Stored records:
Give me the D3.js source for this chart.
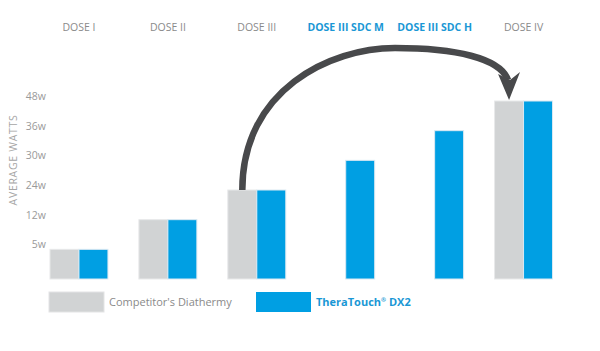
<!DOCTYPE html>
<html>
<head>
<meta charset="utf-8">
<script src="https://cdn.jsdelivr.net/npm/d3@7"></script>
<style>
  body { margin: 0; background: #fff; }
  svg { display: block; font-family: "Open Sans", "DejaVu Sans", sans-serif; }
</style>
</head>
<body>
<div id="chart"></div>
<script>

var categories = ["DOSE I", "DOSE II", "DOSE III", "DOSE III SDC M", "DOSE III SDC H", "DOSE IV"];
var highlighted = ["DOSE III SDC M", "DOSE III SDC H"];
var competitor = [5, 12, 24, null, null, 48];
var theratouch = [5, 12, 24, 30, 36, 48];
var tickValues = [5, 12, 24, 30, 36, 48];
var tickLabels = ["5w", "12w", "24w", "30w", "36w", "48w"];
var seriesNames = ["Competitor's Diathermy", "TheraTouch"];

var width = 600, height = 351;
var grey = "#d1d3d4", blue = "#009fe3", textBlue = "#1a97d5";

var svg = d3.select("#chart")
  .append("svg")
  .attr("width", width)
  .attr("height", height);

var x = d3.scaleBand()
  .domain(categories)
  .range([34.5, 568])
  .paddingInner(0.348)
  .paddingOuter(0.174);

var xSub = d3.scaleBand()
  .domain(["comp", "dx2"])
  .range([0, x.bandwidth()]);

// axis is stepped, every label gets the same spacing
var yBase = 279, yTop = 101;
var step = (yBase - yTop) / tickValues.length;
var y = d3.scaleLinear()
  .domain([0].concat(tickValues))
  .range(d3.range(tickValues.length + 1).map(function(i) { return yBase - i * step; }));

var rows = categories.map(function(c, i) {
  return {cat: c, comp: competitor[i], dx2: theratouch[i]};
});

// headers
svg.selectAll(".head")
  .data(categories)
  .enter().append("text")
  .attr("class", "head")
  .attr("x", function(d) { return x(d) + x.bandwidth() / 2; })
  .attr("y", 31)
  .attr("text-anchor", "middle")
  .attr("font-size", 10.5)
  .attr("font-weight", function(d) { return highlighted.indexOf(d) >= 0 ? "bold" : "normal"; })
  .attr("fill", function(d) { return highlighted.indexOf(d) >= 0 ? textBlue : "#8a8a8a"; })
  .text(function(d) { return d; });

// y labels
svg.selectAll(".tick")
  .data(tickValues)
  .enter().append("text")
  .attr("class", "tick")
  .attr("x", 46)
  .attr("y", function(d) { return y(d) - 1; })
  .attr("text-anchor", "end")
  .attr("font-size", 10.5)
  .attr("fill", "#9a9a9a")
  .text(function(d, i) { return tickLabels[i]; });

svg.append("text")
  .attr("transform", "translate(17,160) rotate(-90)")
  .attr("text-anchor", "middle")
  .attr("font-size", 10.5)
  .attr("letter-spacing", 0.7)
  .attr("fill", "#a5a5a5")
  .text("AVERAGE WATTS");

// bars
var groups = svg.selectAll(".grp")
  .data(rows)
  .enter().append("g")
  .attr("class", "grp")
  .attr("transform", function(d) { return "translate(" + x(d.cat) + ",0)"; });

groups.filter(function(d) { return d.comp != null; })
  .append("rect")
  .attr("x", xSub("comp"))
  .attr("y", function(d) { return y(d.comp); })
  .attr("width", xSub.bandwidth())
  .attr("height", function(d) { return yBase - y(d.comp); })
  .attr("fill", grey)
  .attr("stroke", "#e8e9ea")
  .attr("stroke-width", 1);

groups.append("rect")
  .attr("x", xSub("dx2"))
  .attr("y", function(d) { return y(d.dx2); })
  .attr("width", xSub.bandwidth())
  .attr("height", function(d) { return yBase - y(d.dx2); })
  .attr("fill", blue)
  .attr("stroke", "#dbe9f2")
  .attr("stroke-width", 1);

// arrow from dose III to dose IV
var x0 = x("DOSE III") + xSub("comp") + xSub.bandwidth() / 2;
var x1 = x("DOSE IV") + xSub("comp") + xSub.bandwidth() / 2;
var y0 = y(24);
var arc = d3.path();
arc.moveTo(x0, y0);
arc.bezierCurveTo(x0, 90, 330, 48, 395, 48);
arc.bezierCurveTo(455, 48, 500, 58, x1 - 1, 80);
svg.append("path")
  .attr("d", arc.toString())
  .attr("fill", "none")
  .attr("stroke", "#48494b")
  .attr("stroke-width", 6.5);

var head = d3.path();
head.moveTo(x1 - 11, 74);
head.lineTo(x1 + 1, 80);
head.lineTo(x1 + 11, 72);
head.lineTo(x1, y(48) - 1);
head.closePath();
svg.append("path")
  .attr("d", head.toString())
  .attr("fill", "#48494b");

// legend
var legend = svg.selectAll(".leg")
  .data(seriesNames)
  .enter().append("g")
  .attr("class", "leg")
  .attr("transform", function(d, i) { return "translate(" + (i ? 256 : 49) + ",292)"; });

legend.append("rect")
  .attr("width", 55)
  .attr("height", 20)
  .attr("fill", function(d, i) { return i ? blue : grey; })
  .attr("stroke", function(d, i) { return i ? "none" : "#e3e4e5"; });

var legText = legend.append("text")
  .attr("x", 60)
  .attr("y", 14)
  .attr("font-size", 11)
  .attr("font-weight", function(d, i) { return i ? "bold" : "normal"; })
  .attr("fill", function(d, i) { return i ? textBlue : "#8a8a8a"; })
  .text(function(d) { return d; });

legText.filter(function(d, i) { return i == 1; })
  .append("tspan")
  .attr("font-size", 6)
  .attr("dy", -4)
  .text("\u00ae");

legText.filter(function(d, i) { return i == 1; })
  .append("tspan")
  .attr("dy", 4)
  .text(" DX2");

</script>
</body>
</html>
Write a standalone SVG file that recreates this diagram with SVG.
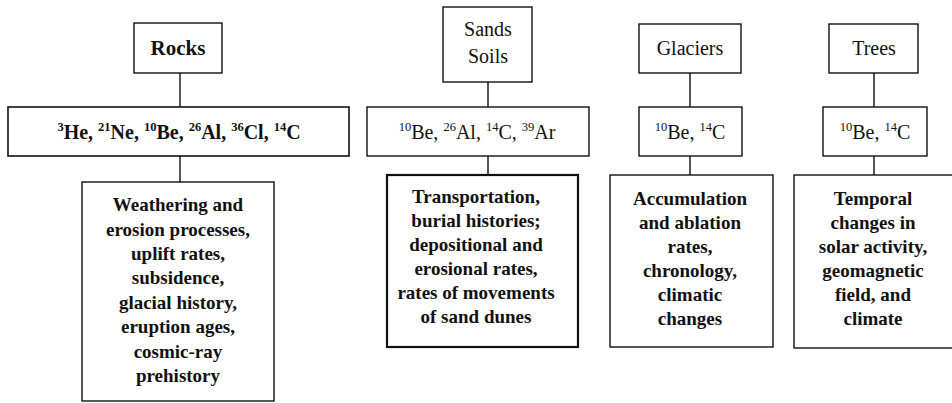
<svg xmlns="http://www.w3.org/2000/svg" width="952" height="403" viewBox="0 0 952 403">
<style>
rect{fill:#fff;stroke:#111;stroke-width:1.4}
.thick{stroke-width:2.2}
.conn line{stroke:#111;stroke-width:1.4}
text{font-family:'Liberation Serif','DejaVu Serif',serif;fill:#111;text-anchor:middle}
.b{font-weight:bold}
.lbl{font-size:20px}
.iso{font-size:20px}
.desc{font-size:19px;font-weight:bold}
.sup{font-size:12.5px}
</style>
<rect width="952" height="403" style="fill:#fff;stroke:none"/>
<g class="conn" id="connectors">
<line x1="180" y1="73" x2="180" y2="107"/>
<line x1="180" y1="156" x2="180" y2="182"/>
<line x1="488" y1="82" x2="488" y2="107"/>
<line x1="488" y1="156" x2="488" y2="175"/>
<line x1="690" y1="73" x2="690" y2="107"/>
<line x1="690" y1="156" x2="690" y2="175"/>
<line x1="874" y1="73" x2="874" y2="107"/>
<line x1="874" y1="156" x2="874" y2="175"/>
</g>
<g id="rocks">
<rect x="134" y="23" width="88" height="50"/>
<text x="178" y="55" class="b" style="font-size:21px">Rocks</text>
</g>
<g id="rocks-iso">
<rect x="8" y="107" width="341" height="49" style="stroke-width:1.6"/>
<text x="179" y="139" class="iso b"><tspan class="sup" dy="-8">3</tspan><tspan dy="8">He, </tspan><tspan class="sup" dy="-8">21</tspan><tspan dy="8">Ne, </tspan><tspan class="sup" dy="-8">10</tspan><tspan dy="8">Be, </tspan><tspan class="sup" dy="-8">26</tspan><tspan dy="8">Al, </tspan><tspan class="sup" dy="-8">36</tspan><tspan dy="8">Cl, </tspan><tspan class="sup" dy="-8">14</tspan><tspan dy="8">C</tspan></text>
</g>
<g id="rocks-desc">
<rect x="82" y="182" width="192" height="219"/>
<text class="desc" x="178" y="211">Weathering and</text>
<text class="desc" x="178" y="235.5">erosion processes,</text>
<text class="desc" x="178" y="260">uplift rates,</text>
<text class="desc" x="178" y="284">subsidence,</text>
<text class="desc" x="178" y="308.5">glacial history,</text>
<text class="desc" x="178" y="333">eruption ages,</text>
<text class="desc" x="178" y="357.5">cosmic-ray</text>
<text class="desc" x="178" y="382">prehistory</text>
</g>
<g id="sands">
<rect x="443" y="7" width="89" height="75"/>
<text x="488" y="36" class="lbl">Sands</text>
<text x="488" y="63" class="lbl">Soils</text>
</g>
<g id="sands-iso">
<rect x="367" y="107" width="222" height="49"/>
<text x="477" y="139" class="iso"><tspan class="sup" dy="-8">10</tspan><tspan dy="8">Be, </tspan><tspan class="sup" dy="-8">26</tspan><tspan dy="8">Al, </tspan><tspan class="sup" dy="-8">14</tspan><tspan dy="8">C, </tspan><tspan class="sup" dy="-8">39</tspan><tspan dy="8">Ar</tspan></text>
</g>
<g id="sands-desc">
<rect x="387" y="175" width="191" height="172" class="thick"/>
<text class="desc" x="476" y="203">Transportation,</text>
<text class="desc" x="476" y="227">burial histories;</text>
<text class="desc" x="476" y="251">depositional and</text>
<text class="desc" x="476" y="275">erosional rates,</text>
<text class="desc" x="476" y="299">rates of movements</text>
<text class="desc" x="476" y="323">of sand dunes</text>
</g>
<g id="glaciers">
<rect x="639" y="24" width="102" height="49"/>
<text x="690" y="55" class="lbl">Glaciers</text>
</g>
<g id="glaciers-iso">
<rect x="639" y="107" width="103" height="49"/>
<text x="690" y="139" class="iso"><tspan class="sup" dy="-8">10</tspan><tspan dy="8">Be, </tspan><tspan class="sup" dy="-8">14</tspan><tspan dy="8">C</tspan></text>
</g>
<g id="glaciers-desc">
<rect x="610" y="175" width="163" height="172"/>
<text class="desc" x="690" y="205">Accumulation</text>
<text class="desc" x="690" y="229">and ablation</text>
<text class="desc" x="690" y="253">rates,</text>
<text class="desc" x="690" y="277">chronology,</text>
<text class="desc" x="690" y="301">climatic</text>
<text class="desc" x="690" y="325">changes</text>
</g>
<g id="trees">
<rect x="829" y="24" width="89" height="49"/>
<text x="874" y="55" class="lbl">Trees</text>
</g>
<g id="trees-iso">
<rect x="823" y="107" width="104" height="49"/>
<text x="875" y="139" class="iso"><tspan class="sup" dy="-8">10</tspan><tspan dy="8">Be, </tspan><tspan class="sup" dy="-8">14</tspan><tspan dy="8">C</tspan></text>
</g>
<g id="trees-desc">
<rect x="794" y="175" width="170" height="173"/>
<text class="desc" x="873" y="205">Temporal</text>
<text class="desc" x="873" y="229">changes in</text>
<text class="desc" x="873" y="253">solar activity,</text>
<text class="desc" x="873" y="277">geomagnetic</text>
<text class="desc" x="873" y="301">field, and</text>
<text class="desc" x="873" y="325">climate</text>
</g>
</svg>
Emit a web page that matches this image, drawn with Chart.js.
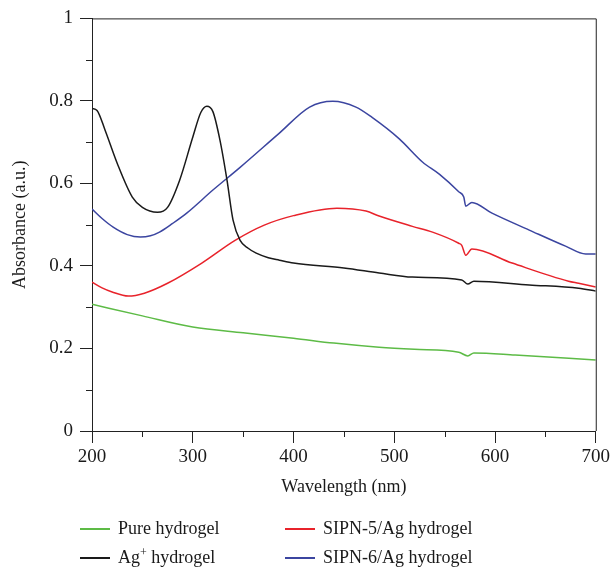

Goal: Which lines hold the word "that"? Return all of them from the records above.

Response for this exercise:
Write a standalone SVG file that recreates this diagram with SVG.
Emit a web page that matches this image, drawn with Chart.js.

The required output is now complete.